Extractor types

All the extractors you will write must implement the cmoncrawl.processor.pipeline.extractor.IExtractor class. If you choose to implement it directly, you will have to implement the extract method. In the method you are provided with the HTML page as a string and crawl Medatata. You then define what data you want to extract from HTML as dictionary or None if you want to discard the HTML.

While the interface is simple it doesn’t handle encoding problems or filtering. If you want to parse the HTML using bs4 and then extract the data you can use either:

cmoncrawl.processor.pipeline.extractor.BaseExtractor, which parses the HTML using bs4 and resolves encoding issues
cmoncrawl.processor.pipeline.extractor.PageExtractor, in which you just define CSS selectors to use and function which transform the data from selectors

Extractor Definition

In order to register you extractor, you must define each extractor in separate file and you must initialize the extractor in that file to variable named extractor.

Example 1.

extractor.py

# You can either use the NAME variable to define name,
# otherwise the name will be inherited from the file name
NAME='title_extractor'

from cmoncrawl.processor.pipeline.extractor import IExtractor
from cmoncrawl.common.types import PipeMetadata

class MyExtractor(IExtractor):
    def extract(self, response: str, metadata: PipeMetadata) -> Dict[str, Any] | None:
        return {"title": "My title"}

extractor = MyExtractor()

BaseExtractor

The BaseExtractor` assumes you will want to use parsed HTML using BeautifulSoup Thus the only method you need to implement is the extract_soup method.

Extraction

extract_soup method

It takes a BeautifulSoup object and crawl metadata (see cmoncrawl.common.types.PipeMetadata) and must return a dictionary of extracted data or None if the page should not be extacted, for example if you haven’t found all the data you need.

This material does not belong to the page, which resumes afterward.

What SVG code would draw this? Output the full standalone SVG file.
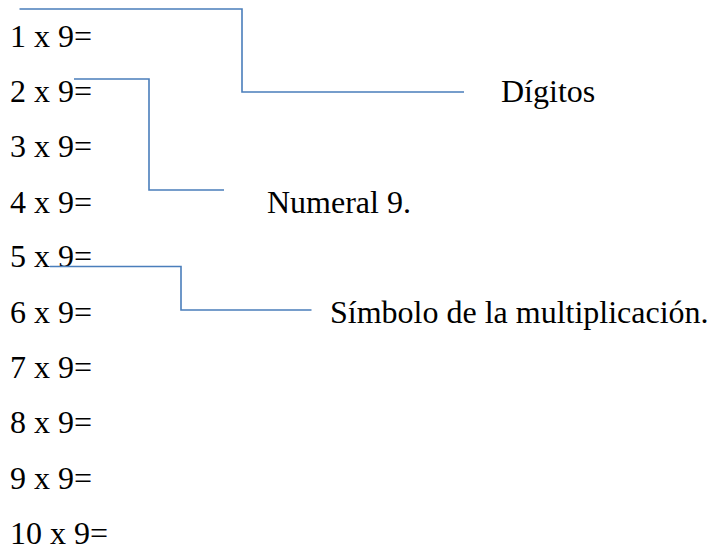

Additionaly, you might want to filter the pages you don’t want to extract. For this, you have two options:

Filtering

filter_raw method

This method take the raw HTML and crawl metadata and must return True if the page should be extracted or False otherwise. If you can decide based on raw HTML, this is the most efficient way to filter pages, as now soup parsing will be done.

filter_soup method

This method take the BeautifulSoup object and crawl metadata and must return True if the page should be extracted or False otherwise.

Finally your file must create the said extractor and name it extractor.

Example 2.

Here is an example of an extractor that will extract the title of the page.

ext.py

from cmoncrawl.processor.pipeline.extractor import BaseExtractor
from cmoncrawl.common.types import PipeMetadata

class TitleExtractor(BaseExtractor):
    def extract_soup(self, soup: BeautifulSoup, metadata: PipeMetadata) -> dict:
        return {'title': soup.title.text}

    def filter_soup(self, soup: BeautifulSoup, metadata: PipeMetadata) -> bool:
        return soup.title is not None

extractor = TitleExtractor()
NAME='title'

Now in Extractor config file you would refer to this extractor as title_extractor. If you would’t set the NAME variable, you would refer to it as ext.